Rows from a dataset of charts and code

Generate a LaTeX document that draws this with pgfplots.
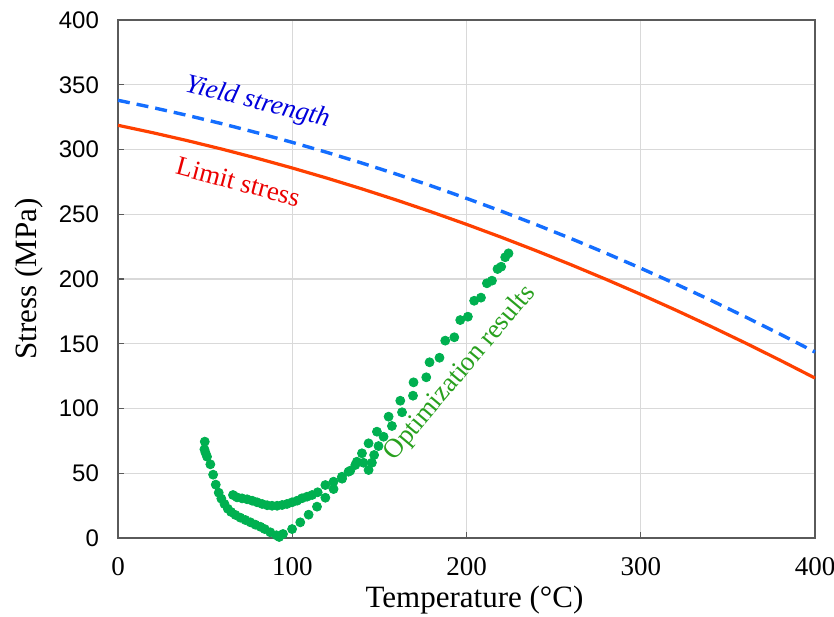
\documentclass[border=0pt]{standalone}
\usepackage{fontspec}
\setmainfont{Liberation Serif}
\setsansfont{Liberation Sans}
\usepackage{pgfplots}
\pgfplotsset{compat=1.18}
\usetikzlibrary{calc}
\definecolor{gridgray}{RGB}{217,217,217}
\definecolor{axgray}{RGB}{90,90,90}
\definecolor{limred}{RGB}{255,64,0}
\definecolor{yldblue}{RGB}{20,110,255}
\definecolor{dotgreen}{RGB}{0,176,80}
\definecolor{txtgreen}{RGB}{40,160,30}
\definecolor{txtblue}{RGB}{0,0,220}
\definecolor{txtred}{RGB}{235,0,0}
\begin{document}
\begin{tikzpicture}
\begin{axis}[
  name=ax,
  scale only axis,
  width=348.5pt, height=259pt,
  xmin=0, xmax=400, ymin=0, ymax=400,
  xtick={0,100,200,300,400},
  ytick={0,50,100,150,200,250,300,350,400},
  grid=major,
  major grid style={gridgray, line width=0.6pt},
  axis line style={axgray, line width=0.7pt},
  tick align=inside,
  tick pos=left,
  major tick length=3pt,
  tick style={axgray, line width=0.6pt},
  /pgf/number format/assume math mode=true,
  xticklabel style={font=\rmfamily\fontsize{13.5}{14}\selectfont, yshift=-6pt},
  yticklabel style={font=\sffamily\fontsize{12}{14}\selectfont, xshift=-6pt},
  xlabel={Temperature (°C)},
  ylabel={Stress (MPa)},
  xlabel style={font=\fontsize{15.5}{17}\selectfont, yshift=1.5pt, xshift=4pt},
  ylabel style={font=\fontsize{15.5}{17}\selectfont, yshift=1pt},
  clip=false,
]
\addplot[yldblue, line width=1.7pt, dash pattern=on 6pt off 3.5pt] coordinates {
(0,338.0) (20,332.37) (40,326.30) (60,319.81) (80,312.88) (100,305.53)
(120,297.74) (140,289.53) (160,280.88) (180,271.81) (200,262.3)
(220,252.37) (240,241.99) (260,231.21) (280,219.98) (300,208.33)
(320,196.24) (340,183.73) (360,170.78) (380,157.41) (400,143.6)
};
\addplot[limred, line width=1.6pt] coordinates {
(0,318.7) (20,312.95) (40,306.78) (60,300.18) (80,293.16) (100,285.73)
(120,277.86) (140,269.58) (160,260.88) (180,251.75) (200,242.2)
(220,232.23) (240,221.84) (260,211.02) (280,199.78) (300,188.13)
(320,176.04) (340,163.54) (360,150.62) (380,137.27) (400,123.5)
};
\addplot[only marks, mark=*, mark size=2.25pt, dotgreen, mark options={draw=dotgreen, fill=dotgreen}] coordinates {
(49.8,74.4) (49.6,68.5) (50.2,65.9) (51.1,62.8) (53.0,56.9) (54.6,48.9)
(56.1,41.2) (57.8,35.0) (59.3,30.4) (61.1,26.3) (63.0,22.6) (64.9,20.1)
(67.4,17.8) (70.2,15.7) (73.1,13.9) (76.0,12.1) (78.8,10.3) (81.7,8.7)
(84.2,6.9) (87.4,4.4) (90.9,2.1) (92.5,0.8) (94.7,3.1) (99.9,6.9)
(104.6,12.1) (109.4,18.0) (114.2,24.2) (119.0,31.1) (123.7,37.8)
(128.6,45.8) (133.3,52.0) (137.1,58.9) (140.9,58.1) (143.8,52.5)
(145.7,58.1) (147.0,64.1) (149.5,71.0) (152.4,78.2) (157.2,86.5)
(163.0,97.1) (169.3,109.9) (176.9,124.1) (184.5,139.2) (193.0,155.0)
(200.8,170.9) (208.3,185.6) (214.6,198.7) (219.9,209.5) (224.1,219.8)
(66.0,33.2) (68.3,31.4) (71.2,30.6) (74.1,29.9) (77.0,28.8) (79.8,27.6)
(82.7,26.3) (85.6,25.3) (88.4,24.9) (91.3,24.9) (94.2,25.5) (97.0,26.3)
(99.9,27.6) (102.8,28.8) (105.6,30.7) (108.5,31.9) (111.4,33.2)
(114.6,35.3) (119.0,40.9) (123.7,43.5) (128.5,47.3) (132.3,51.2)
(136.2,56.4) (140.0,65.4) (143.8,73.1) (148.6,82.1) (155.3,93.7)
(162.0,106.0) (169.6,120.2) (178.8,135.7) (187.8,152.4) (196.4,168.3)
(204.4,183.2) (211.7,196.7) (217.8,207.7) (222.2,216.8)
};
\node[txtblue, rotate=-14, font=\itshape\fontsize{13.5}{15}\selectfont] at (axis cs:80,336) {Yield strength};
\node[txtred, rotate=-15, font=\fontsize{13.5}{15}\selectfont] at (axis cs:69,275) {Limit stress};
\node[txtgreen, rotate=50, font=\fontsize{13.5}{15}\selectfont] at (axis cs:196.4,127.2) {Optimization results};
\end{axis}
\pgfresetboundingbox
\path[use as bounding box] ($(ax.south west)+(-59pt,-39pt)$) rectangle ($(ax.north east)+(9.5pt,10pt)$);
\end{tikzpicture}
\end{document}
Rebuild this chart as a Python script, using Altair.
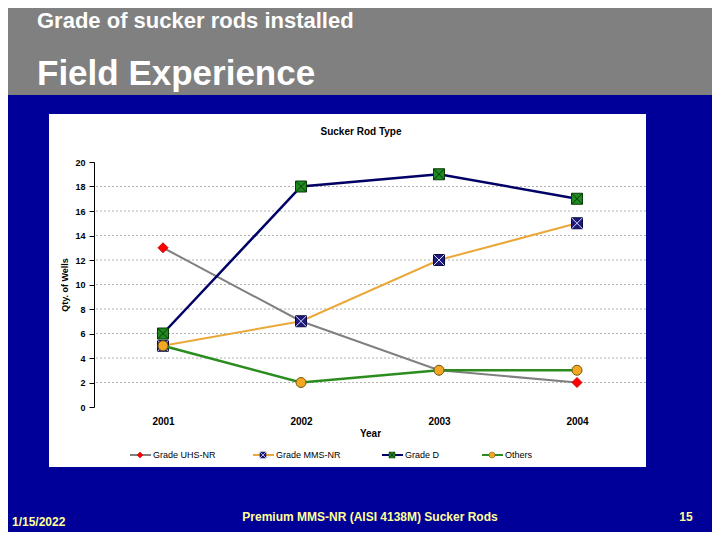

Exercise objective
Transcribe the material exactly, leaving every picture out.

Result
Generate a LaTeX document that draws this with pgfplots.
\documentclass[border=0pt]{standalone}
\usepackage{fontspec}
\setmainfont{Liberation Serif}
\setsansfont{Liberation Sans}
\usepackage{pgfplots}
\pgfplotsset{compat=1.18}
\usetikzlibrary{calc}
\definecolor{gridgray}{RGB}{217,217,217}
\definecolor{axgray}{RGB}{90,90,90}
\definecolor{limred}{RGB}{255,64,0}
\definecolor{yldblue}{RGB}{20,110,255}
\definecolor{dotgreen}{RGB}{0,176,80}
\definecolor{txtgreen}{RGB}{40,160,30}
\definecolor{txtblue}{RGB}{0,0,220}
\definecolor{txtred}{RGB}{235,0,0}
\begin{document}
\begin{tikzpicture}
\begin{axis}[
  name=ax,
  scale only axis,
  width=348.5pt, height=259pt,
  xmin=0, xmax=400, ymin=0, ymax=400,
  xtick={0,100,200,300,400},
  ytick={0,50,100,150,200,250,300,350,400},
  grid=major,
  major grid style={gridgray, line width=0.6pt},
  axis line style={axgray, line width=0.7pt},
  tick align=inside,
  tick pos=left,
  major tick length=3pt,
  tick style={axgray, line width=0.6pt},
  /pgf/number format/assume math mode=true,
  xticklabel style={font=\rmfamily\fontsize{13.5}{14}\selectfont, yshift=-6pt},
  yticklabel style={font=\sffamily\fontsize{12}{14}\selectfont, xshift=-6pt},
  xlabel={Temperature (°C)},
  ylabel={Stress (MPa)},
  xlabel style={font=\fontsize{15.5}{17}\selectfont, yshift=1.5pt, xshift=4pt},
  ylabel style={font=\fontsize{15.5}{17}\selectfont, yshift=1pt},
  clip=false,
]
\addplot[yldblue, line width=1.7pt, dash pattern=on 6pt off 3.5pt] coordinates {
(0,338.0) (20,332.37) (40,326.30) (60,319.81) (80,312.88) (100,305.53)
(120,297.74) (140,289.53) (160,280.88) (180,271.81) (200,262.3)
(220,252.37) (240,241.99) (260,231.21) (280,219.98) (300,208.33)
(320,196.24) (340,183.73) (360,170.78) (380,157.41) (400,143.6)
};
\addplot[limred, line width=1.6pt] coordinates {
(0,318.7) (20,312.95) (40,306.78) (60,300.18) (80,293.16) (100,285.73)
(120,277.86) (140,269.58) (160,260.88) (180,251.75) (200,242.2)
(220,232.23) (240,221.84) (260,211.02) (280,199.78) (300,188.13)
(320,176.04) (340,163.54) (360,150.62) (380,137.27) (400,123.5)
};
\addplot[only marks, mark=*, mark size=2.25pt, dotgreen, mark options={draw=dotgreen, fill=dotgreen}] coordinates {
(49.8,74.4) (49.6,68.5) (50.2,65.9) (51.1,62.8) (53.0,56.9) (54.6,48.9)
(56.1,41.2) (57.8,35.0) (59.3,30.4) (61.1,26.3) (63.0,22.6) (64.9,20.1)
(67.4,17.8) (70.2,15.7) (73.1,13.9) (76.0,12.1) (78.8,10.3) (81.7,8.7)
(84.2,6.9) (87.4,4.4) (90.9,2.1) (92.5,0.8) (94.7,3.1) (99.9,6.9)
(104.6,12.1) (109.4,18.0) (114.2,24.2) (119.0,31.1) (123.7,37.8)
(128.6,45.8) (133.3,52.0) (137.1,58.9) (140.9,58.1) (143.8,52.5)
(145.7,58.1) (147.0,64.1) (149.5,71.0) (152.4,78.2) (157.2,86.5)
(163.0,97.1) (169.3,109.9) (176.9,124.1) (184.5,139.2) (193.0,155.0)
(200.8,170.9) (208.3,185.6) (214.6,198.7) (219.9,209.5) (224.1,219.8)
(66.0,33.2) (68.3,31.4) (71.2,30.6) (74.1,29.9) (77.0,28.8) (79.8,27.6)
(82.7,26.3) (85.6,25.3) (88.4,24.9) (91.3,24.9) (94.2,25.5) (97.0,26.3)
(99.9,27.6) (102.8,28.8) (105.6,30.7) (108.5,31.9) (111.4,33.2)
(114.6,35.3) (119.0,40.9) (123.7,43.5) (128.5,47.3) (132.3,51.2)
(136.2,56.4) (140.0,65.4) (143.8,73.1) (148.6,82.1) (155.3,93.7)
(162.0,106.0) (169.6,120.2) (178.8,135.7) (187.8,152.4) (196.4,168.3)
(204.4,183.2) (211.7,196.7) (217.8,207.7) (222.2,216.8)
};
\node[txtblue, rotate=-14, font=\itshape\fontsize{13.5}{15}\selectfont] at (axis cs:80,336) {Yield strength};
\node[txtred, rotate=-15, font=\fontsize{13.5}{15}\selectfont] at (axis cs:69,275) {Limit stress};
\node[txtgreen, rotate=50, font=\fontsize{13.5}{15}\selectfont] at (axis cs:196.4,127.2) {Optimization results};
\end{axis}
\pgfresetboundingbox
\path[use as bounding box] ($(ax.south west)+(-59pt,-39pt)$) rectangle ($(ax.north east)+(9.5pt,10pt)$);
\end{tikzpicture}
\end{document}
Rebuild this chart as a Python script, using Altair.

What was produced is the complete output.